According to Steven King there are three basic elements to horror. Revolution, Horror, Terror. I would put the likes of Medusa in revulsion as well as Frankensteins Monster. He was described as being too horrific to look at. Medusa would turn a person to stone if they looked at her and was said to be horrific and repulsive if seen through a reflection. The Void would be a combination of all three. You have the revulsion the characters felt when they saw the people the doctor had surgicaly put together and then the fear of what was out there. It was the fear of the unknown. And the sheer terror of being strapped to the table before being operated on, and not being able to get away. This is a common factor in a lot of horror films and books. We all look at things in life differently so for some the terror or revulsion is not the same as to others. Fear of the unknown is usually a common fear as in the Shadow of Innsmouth where there were shadows and noises and a form of veral sounds, but the person could see nothing, but his imaginations ran wild with what could be in store for him.

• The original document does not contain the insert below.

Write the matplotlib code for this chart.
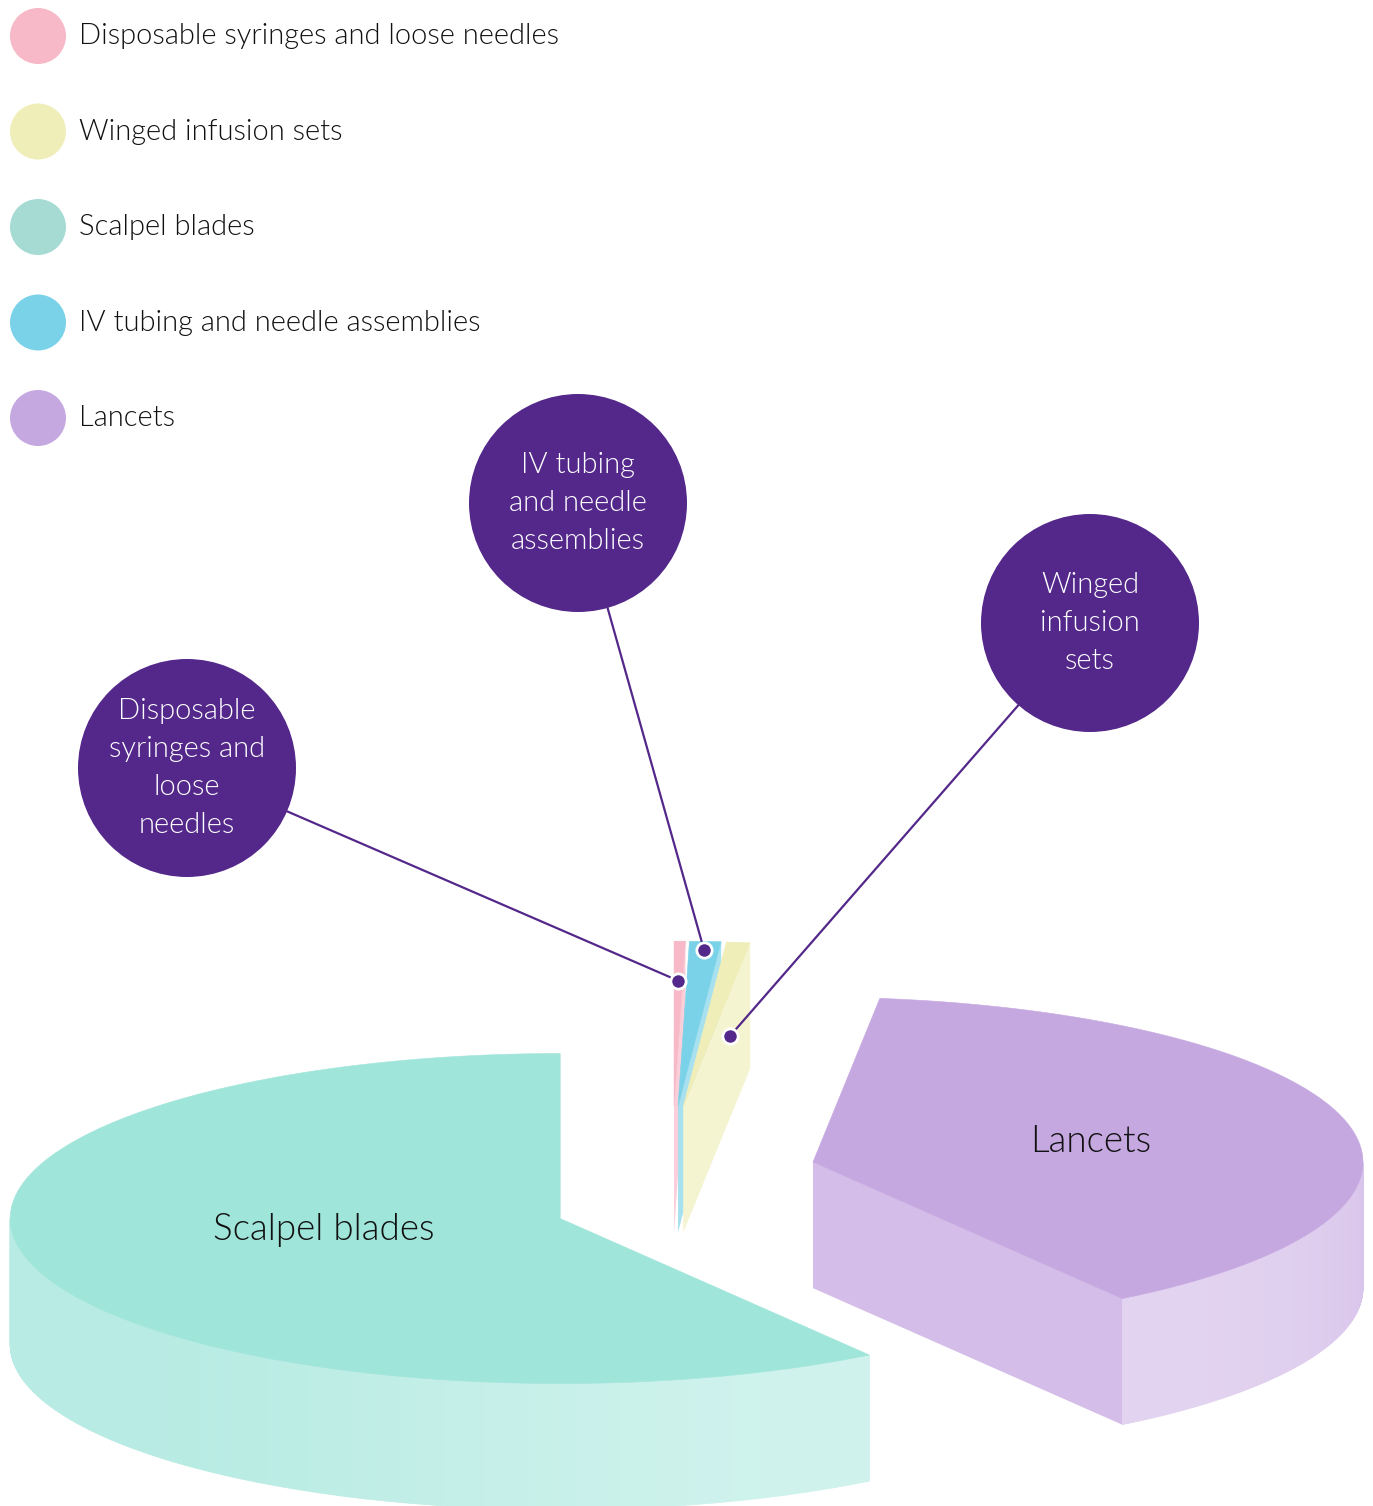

I remember watching the footage of the planes crashing into the world trade centre and the sheer horror of it. Seeing the people jumping off the top so they didn’t get burnt alive. I can just imagine the terror they must have gone through. (Horror has also been defined as a combination of terror and revulsion.) Noel Carroll
There are many definitions of horror, terror and repulsion and it depends on who you are and how you look at the world. Some people find facial tattooing and pearcings repulsive and hard to look at, while others find them beautiful and others are totaly fascinated and intrigued. So it is all there, we have our horrors and terrors and repulsive feelings, but are we all frightened and repulsed by something, even if it’s not the same thing as each other.